A terceira pessoa
Escrever ficção é sempre uma aventura pra mim. Acostumada a textos curtos e à prosa acelerada, a tarefa de mergulhar nas águas caudalosas de uma história longa é um desafio que exige tempo, foco e, no meu caso, coragem. Mas me atrevi, de novo. E, para tornar a façanha ainda mais emocionante, pela primeira vez escrevi um romance na terceira pessoa, essa entidade invisível.
A terceira pessoa é uma espécie de síndico contratado por fora. Alguém que vai dizer para o leitor o que o personagem está pensando e sentindo, se a água que bebe está envenenada, se seus medos o paralisam, se começou a chover. É quem faz a cobertura completa dos fatos objetivos e subjetivos da história. Craques da literatura dominam bem esse modo de contar.
Talhada pela poesia confessional e pelos 26 anos de colunismo de opinião, a experiência que tenho é outra. Minha fala escorre pelos dedos no teclado, mas, antes, passa pelo umbigo: o pronome “eu” me é muito familiar.
Então, quando comecei a publicar narrativas longas, estreando com “Divã”, naturalmente dei minha voz à personagem principal, e me entusiasmei com a possibilidade de sentir o que ela sentia, de entendê-la por dentro, de ser ela.
Escrever ficção na primeira pessoa se equipara ao trabalho de uma atriz que é desafiada a ser outro alguém, a agir como nunca agiu, com permissão para ser perigosa, imoral, alucinada, entre outras facetas que costumamos reprimir na vida real. E sem ser julgada por isso.
É, também, uma forma simplificada de fazer com que o leitor acredite no personagem, e só nele. Quando publiquei o livro de cartas fictícias “Tudo que eu queria te dizer”, fui um padre quebrando o voto do confessionário, uma mulher ficando cega, uma prostituta casada, uma moça que descobria tardiamente que era adotada, um louco preso no hospício, o viúvo de uma suicida, um adolescente que provocou uma morte.
A recompensa: os leitores se comoveram com as dores desses estranhos, sem me enxergar por trás.

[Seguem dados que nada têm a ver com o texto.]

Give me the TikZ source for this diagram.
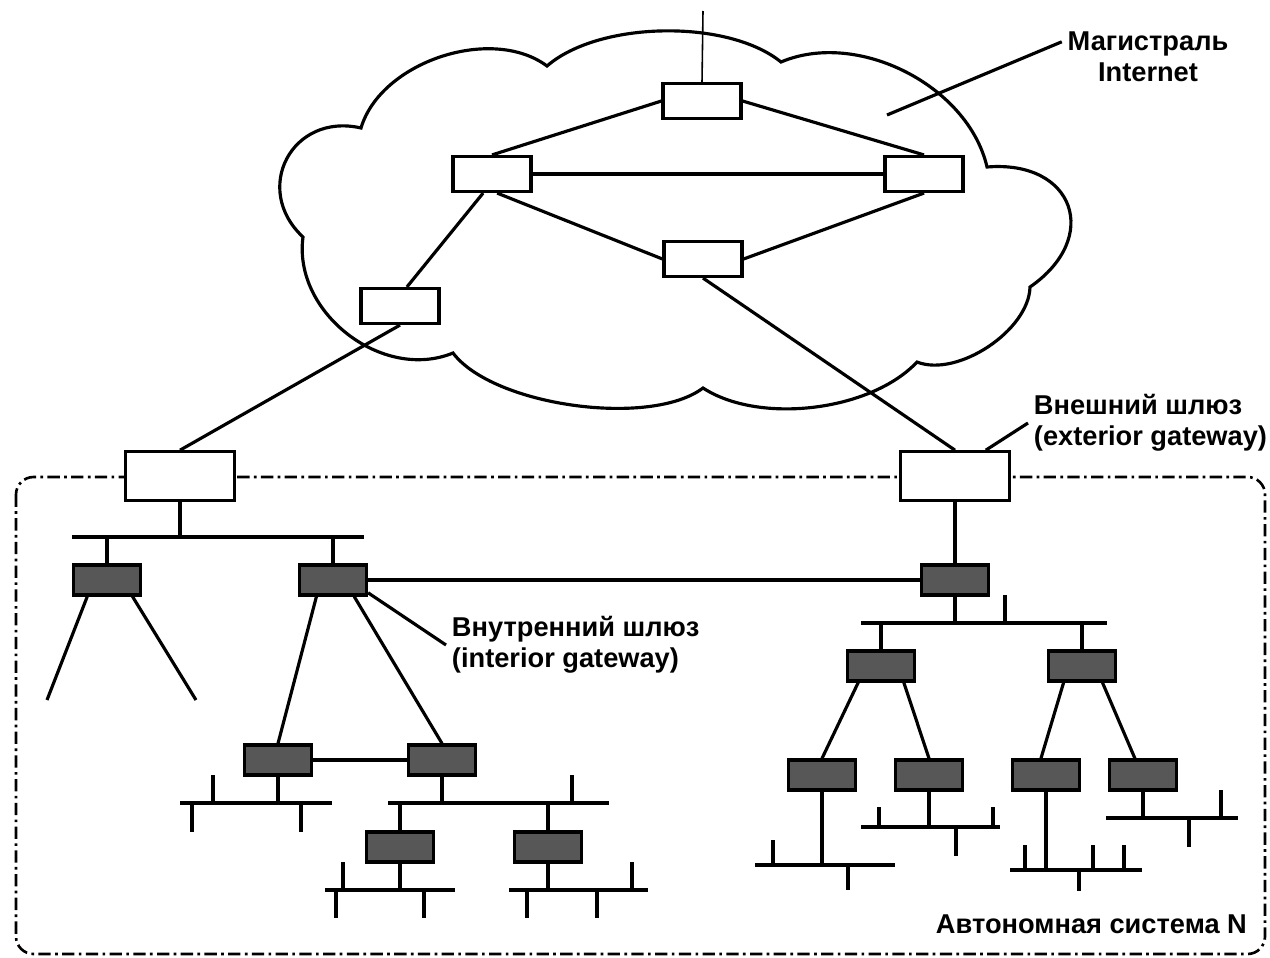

Agora, ao escrever na terceira pessoa, enfrentei obstáculos que não conhecia. Foi difícil manter distância da cena. Me aproximei o máximo que pude, fui solidária a cada um dos meus personagens, mas eu não era eles: ainda era uma escritora olhando pelo buraco da fechadura daquela história – criada por mim, narrada por mim, mas sem a promiscuidade adorável a que eu estava habituada.
O resultado acaba de chegar às livrarias: chama-se “A claridade lá fora”. A boa notícia é que nem o narrador nem os personagens dão um pio sobre pandemia ou política.
Conto com sua leitura para descobrir do que trata o livro e para me dizer se valeu o esforço. Agora que já expus minhas dificuldades dissertativas, a única pessoa que me importa é você.